Hacker News new | ask | show | jobs
by whiatp 486 days ago
This made me think of a series of "war room" meetings I had been part of early in my career. Strangely enough, also a defect revealed when the platform was low on memory. This was also the issue where I learned the value of documenting experiments and results once an investigation has taken a non-trivial amount of time. Not just to show management what you are doing, but to keep track of all the things you have already tried rather than spinning in circles.

The war room meetings were full of managers and QA engineers reporting on how many times they reproduced the bug. Their repro was related to triggering a super slow memory leak in the main user UI. I had the utmost respect for the senior QA engineer who actually listened to us when we said we could repro the issue way faster, and didn't need the twice daily reports on manual repro attempts. He took the meetings from his desk, 20 feet away, visible through the glass wall of the room we were all crammed into. I unfortunately didn't have the seniority to do the same.

Since I can't resist telling a good bug story:

The symptom we were seeing is that when the system was low on memory, a process (usually the main user UI, but not always) would get either a SIGILL at a memory location containing a valid CPU instruction, or a floating point divide by zero exception at a code location that didn't contain a floating point instruction. I built a memory pressure tool that would frequently read how much memory was free and would mmap (and dirty) or munmap pages as necessary to hold the system just short of the oom kill threshold. I could repro what the slow memory leak was doing to the system in seconds, rather than wait an hour for the memory leak to do it.

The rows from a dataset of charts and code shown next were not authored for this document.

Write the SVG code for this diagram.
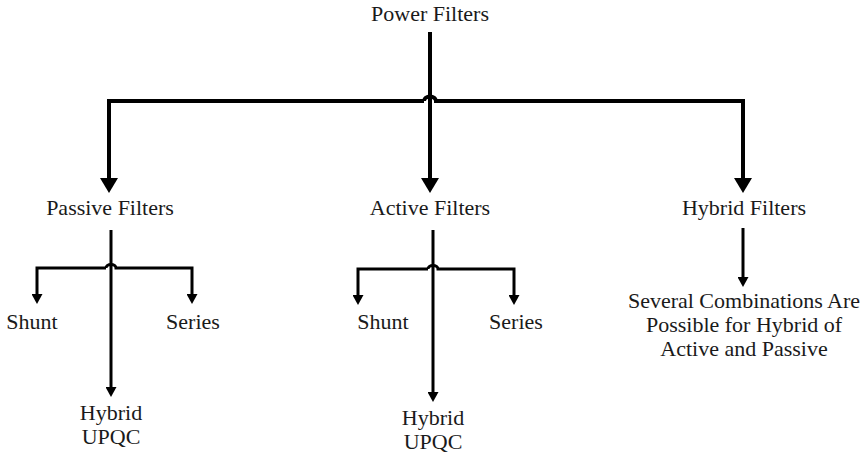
<svg xmlns="http://www.w3.org/2000/svg" width="867" height="457" viewBox="0 0 867 457">
<style>
.t{font-family:"Liberation Serif","Times New Roman",serif;font-size:22px;fill:#1a1a1a;text-anchor:middle}
.w1{fill:none;stroke:#000;stroke-width:4}
.w2{fill:none;stroke:#000;stroke-width:3}
</style>
<defs>
<marker id="big" markerUnits="userSpaceOnUse" viewBox="0 0 15 18" markerWidth="15" markerHeight="18" refX="3" refY="9" orient="auto"><path d="M0,0 L15,9 L0,18 z" fill="#000"/></marker>
<marker id="small" markerUnits="userSpaceOnUse" viewBox="0 0 10 11" markerWidth="10" markerHeight="11" refX="2" refY="5.5" orient="auto"><path d="M0,0 L10,5.5 L0,11 z" fill="#000"/></marker>
</defs>
<rect width="867" height="457" fill="#fff"/>
<g id="connectors">
<path class="w1" d="M430,32 V181" marker-end="url(#big)"/>
<path class="w1" d="M424,101 H109 V181" marker-end="url(#big)"/>
<path class="w1" d="M424,101 A6,4.5 0 0 1 436,101 H743 V181" marker-end="url(#big)"/>
<path class="w2" d="M111,230 V389" marker-end="url(#small)"/>
<path class="w2" d="M106,268 H37 V296" marker-end="url(#small)"/>
<path class="w2" d="M106,268 A5,3.5 0 0 1 116,268 H192 V296" marker-end="url(#small)"/>
<path class="w2" d="M433,230 V394" marker-end="url(#small)"/>
<path class="w2" d="M428,269 H358 V297" marker-end="url(#small)"/>
<path class="w2" d="M428,269 A5,3.5 0 0 1 438,269 H514 V297" marker-end="url(#small)"/>
<path class="w2" d="M743,228 V279" marker-end="url(#small)"/>
</g>
<g id="power"><text class="t" x="430" y="21">Power Filters</text></g>
<g id="passive"><text class="t" x="110" y="215">Passive Filters</text></g>
<g id="active"><text class="t" x="430" y="215">Active Filters</text></g>
<g id="hybrid"><text class="t" x="744" y="215">Hybrid Filters</text></g>
<g id="p-shunt"><text class="t" x="32" y="329">Shunt</text></g>
<g id="p-series"><text class="t" x="193" y="329">Series</text></g>
<g id="p-hybrid"><text class="t" x="111" y="420">Hybrid</text><text class="t" x="111" y="444">UPQC</text></g>
<g id="a-shunt"><text class="t" x="383" y="329">Shunt</text></g>
<g id="a-series"><text class="t" x="516" y="329">Series</text></g>
<g id="a-hybrid"><text class="t" x="433" y="425">Hybrid</text><text class="t" x="433" y="449">UPQC</text></g>
<g id="combos"><text class="t" x="744" y="308">Several Combinations Are</text><text class="t" x="744" y="332">Possible for Hybrid of</text><text class="t" x="744" y="356">Active and Passive</text></g>
</svg>
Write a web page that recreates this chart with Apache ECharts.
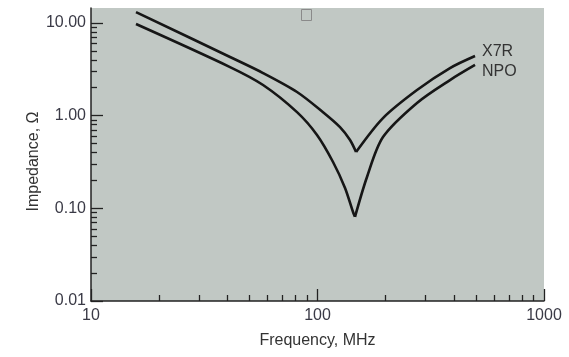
<!DOCTYPE html>
<html>
<head>
<meta charset="utf-8">
<script src="https://cdn.jsdelivr.net/npm/echarts@6/dist/echarts.min.js"></script>
<style>
  html, body { margin: 0; padding: 0; background: #fff; }
  #chart { width: 569px; height: 357px; }
</style>
</head>
<body>
<div id="chart"></div>
<script>
// Frequency points (MHz) and impedance (ohm) for each capacitor dielectric
const x7rFreq = [15.8, 41.1, 57.5, 81.2, 105.8, 125.7, 139.2, 148.0, 194.6, 275, 384.6, 496];
const x7rImp  = [13.1, 4.29, 2.88, 1.80, 1.09, 0.753, 0.546, 0.405, 0.942, 1.89, 3.26, 4.40];

const npoFreq = [15.8, 41.1, 57.5, 81.2, 99.5, 117.1, 132.3, 143.5, 146.4, 165.4, 194.6, 275, 384.6, 496];
const npoImp  = [9.73, 3.34, 2.14, 1.09, 0.618, 0.316, 0.166, 0.0912, 0.081, 0.218, 0.587, 1.37, 2.42, 3.52];

// Axis tick values
const xMajor = [10, 100, 1000];
const xMinor = [20, 30, 40, 50, 60, 70, 80, 90, 200, 300, 400, 500, 600, 700, 800, 900];
const yMajor = [0.01, 0.1, 1, 10];
const yMinor = [0.02, 0.03, 0.04, 0.05, 0.06, 0.07, 0.08, 0.09,
                0.2, 0.3, 0.4, 0.5, 0.6, 0.7, 0.8, 0.9,
                2, 3, 4, 5, 6, 7, 8, 9];
const yLabelText = { 0.01: '0.01', 0.1: '0.10', 1: '1.00', 10: '10.00' };

const textColor = '#3a3a46';
const fontFamily = 'Liberation Sans, Arial, sans-serif';
const yMax = 14.5;
const lineColor = '#161616';

const pairs = (xs, ys) => xs.map((x, i) => [x, ys[i]]);

// Each resonance curve is drawn as two smooth branches that meet at the
// impedance minimum, so the self-resonant notch stays sharp.
function branches(name, xs, ys, labelOffset) {
  const pts = pairs(xs, ys);
  let k = 0;
  ys.forEach((v, i) => { if (v < ys[k]) k = i; });
  const common = {
    type: 'line', xAxisIndex: 0, yAxisIndex: 0,
    showSymbol: false, smooth: 0.3, clip: false,
    lineStyle: { color: lineColor, width: 2.6 }
  };
  return [
    Object.assign({}, common, { name: name, data: pts.slice(0, k + 1) }),
    Object.assign({}, common, {
      name: name, data: pts.slice(k),
      endLabel: {
        show: true, formatter: name, offset: labelOffset, distance: 5,
        color: '#333', fontSize: 16, fontFamily
      }
    })
  ];
}

const chart = echarts.init(document.getElementById('chart'), null, { renderer: 'canvas' });

const baseX = {
  type: 'log', logBase: 10, min: 10, max: 1000, gridIndex: 0, position: 'bottom',
  splitLine: { show: false }
};
const baseY = {
  type: 'log', logBase: 10, min: 0.01, max: yMax, gridIndex: 0, position: 'left',
  splitLine: { show: false }
};

chart.setOption({
  animation: false,
  backgroundColor: '#ffffff',
  grid: {
    left: 91, right: 25, top: 8, bottom: 56,
    show: true, backgroundColor: '#c1c8c4', borderWidth: 0
  },
  xAxis: [
    Object.assign({}, baseX, {
      name: 'Frequency, MHz', nameLocation: 'middle', nameGap: 32,
      nameTextStyle: { color: '#333', fontSize: 16, fontFamily },
      axisLine: { show: true, lineStyle: { color: '#222', width: 1.5 } },
      axisTick: { show: true, inside: true, length: 12, customValues: xMajor, lineStyle: { color: '#222', width: 1.3 } },
      axisLabel: {
        show: true, customValues: xMajor, margin: 7, color: textColor, fontSize: 16, fontFamily,
        formatter: v => String(v)
      }
    }),
    Object.assign({}, baseX, {
      axisLine: { show: false },
      axisTick: { show: true, inside: true, length: 6, customValues: xMinor, lineStyle: { color: '#222', width: 1.3 } },
      axisLabel: { show: false }
    })
  ],
  yAxis: [
    Object.assign({}, baseY, {
      name: 'Impedance, Ω', nameLocation: 'middle', nameGap: 49, nameRotate: 90,
      nameMoveOverlap: false,
      nameTextStyle: { color: '#333', fontSize: 16, fontFamily, padding: [0, 14, 0, 0] },
      axisLine: { show: true, lineStyle: { color: '#222', width: 1.5 } },
      axisTick: { show: true, inside: true, length: 12, customValues: yMajor, lineStyle: { color: '#222', width: 1.3 } },
      axisLabel: {
        show: true, customValues: yMajor, margin: 5, color: textColor, fontSize: 16, fontFamily,
        formatter: v => yLabelText[v] !== undefined ? yLabelText[v] : String(v)
      }
    }),
    Object.assign({}, baseY, {
      axisLine: { show: false },
      axisTick: { show: true, inside: true, length: 6, customValues: yMinor, lineStyle: { color: '#222', width: 1.3 } },
      axisLabel: { show: false }
    })
  ],
  graphic: [
    {
      type: 'rect', left: 299, top: 7,
      shape: { width: 10, height: 11 },
      style: { fill: 'none', stroke: '#8a8a8a', lineWidth: 1 }
    }
  ],
  series: [].concat(
    branches('X7R', x7rFreq, x7rImp, [2, -4]),
    branches('NPO', npoFreq, npoImp, [2, 7])
  )
});
</script>
</body>
</html>
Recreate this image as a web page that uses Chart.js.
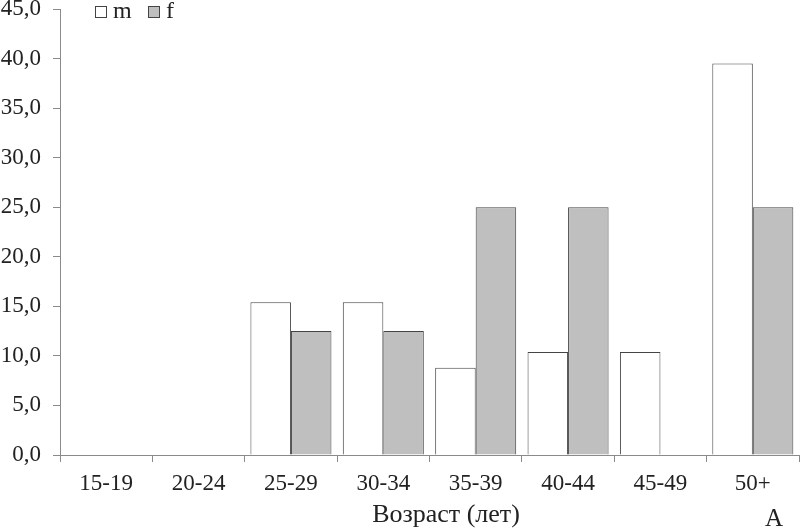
<!DOCTYPE html>
<html>
<head>
<meta charset="utf-8">
<script src="https://cdn.jsdelivr.net/npm/chart.js@4/dist/chart.umd.min.js"></script>
<style>
html,body{margin:0;padding:0;background:#fff;}
#wrap{width:801px;height:531px;position:relative;}
</style>
</head>
<body>
<div id="wrap"><canvas id="c" width="801" height="531"></canvas></div>
<script>
const categories = ['15-19','20-24','25-29','30-34','35-39','40-44','45-49','50+'];
const mValues = [0, 0, 15.4, 15.4, 8.8, 10.4, 10.4, 39.5];
const fValues = [0, 0, 12.5, 12.5, 25.0, 25.0, 0, 25.0];
const seriesNames = ['m', 'f'];
const xTitle = 'Возраст (лет)';
const panelLabel = 'A';

const FONT = '"Liberation Serif", "Times New Roman", serif';
const AXIS = '#8a8a8a';
const TEXT = '#222';

const extraText = {
  id: 'extraText',
  afterDraw(chart) {
    const ctx = chart.ctx;
    const ca = chart.chartArea;
    ctx.save();
    ctx.fillStyle = TEXT;
    ctx.textBaseline = 'alphabetic';
    ctx.textAlign = 'center';
    ctx.font = '26px ' + FONT;
    ctx.fillText(xTitle, 446, 522);
    ctx.font = '25px ' + FONT;
    ctx.fillText(panelLabel, 774, 526);
    // legend
    ctx.textAlign = 'left';
    ctx.font = '24px ' + FONT;
    let x = ca.left + 35;
    const y = 6;
    chart.data.datasets.forEach((ds, i) => {
      ctx.fillStyle = ds.backgroundColor;
      ctx.strokeStyle = ds.borderColor;
      ctx.lineWidth = 1;
      ctx.fillRect(x + 0.5, y + 0.5, 11, 11);
      ctx.strokeRect(x + 0.5, y + 0.5, 11, 11);
      ctx.fillStyle = TEXT;
      ctx.fillText(ds.label, x + 18, y + 11.5);
      x += 53;
    });
    ctx.restore();
  }
};

new Chart(document.getElementById('c'), {
  type: 'bar',
  data: {
    labels: categories,
    datasets: [
      { label: seriesNames[0], data: mValues, backgroundColor: '#ffffff', borderColor: '#444444', borderWidth: 1 },
      { label: seriesNames[1], data: fValues, backgroundColor: '#bfbfbf', borderColor: '#444444', borderWidth: 1 }
    ]
  },
  options: {
    responsive: false,
    animation: false,
    devicePixelRatio: 1,
    layout: { padding: { top: 9, right: 2, left: 0, bottom: 0 } },
    plugins: { legend: { display: false }, tooltip: { enabled: false } },
    datasets: { bar: { categoryPercentage: 0.877, barPercentage: 1.0 } },
    scales: {
      x: {
        grid: { display: true, drawOnChartArea: false, drawTicks: true, tickLength: 7, color: AXIS, offset: true },
        border: { display: true, color: AXIS, width: 1 },
        ticks: { color: TEXT, font: { family: FONT, size: 23 }, padding: 8, maxRotation: 0 },
        afterFit(s) { s.height = 76; s.paddingLeft = 0; s.paddingRight = 0; }
      },
      y: {
        min: 0, max: 45,
        grid: { display: true, drawOnChartArea: false, drawTicks: true, tickLength: 7, color: AXIS },
        border: { display: true, color: AXIS, width: 1 },
        ticks: {
          stepSize: 5, color: TEXT, font: { family: FONT, size: 23 }, padding: 12,
          callback: v => v.toFixed(1).replace('.', ',')
        },
        afterFit(s) { s.width = 60; s.paddingTop = 0; s.paddingBottom = 0; }
      }
    }
  },
  plugins: [extraText]
});
</script>
</body>
</html>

I wanted to learn more about what was going on between code being loaded into memory and then being executed, which lead me to look into the page fault path. I added some tracing that would dump out info about recent page faults after a sigill was sent out. It turns out all of the code that was having these mysterious errors was always _very_ recently loaded into memory. I realized when Linux is low on memory, one of the ways it can get some memory back is to throw out unmodified memory mapped file pages, like the executable pages of libraries and binaries. In the extreme case, the system makes almost no forward progress and spends almost all of its time loading code, briefly executing it, and then throwing it out for another process's code.

I realized there was a useful looking code path in the page fault logic we would never seem to hit. This code path would check if the page was marked as having been modified (and if I recall correctly, also if it was mapped as executable.) If it passed the check, this code would instruct the CPU to flush the data cache in the address range back to the shared L2 cache, and then clear the instruction cache for the range. (The arm processor we were using didn't have any synchronization between the L1 instruction and L1 data cache, so writing out executable content requires extra synchronization, both for the kernel loading code off disk, as well as JIT compilers.) With a little more digging around. I found the kernel's implementation of scatter gather copy would set that bit. However, our SOC vendor, in their infinite wisdom, made a copy of that function that was exactly the same, except that it didn't set the bit in the page table. Of course they used it in their SDIO driver.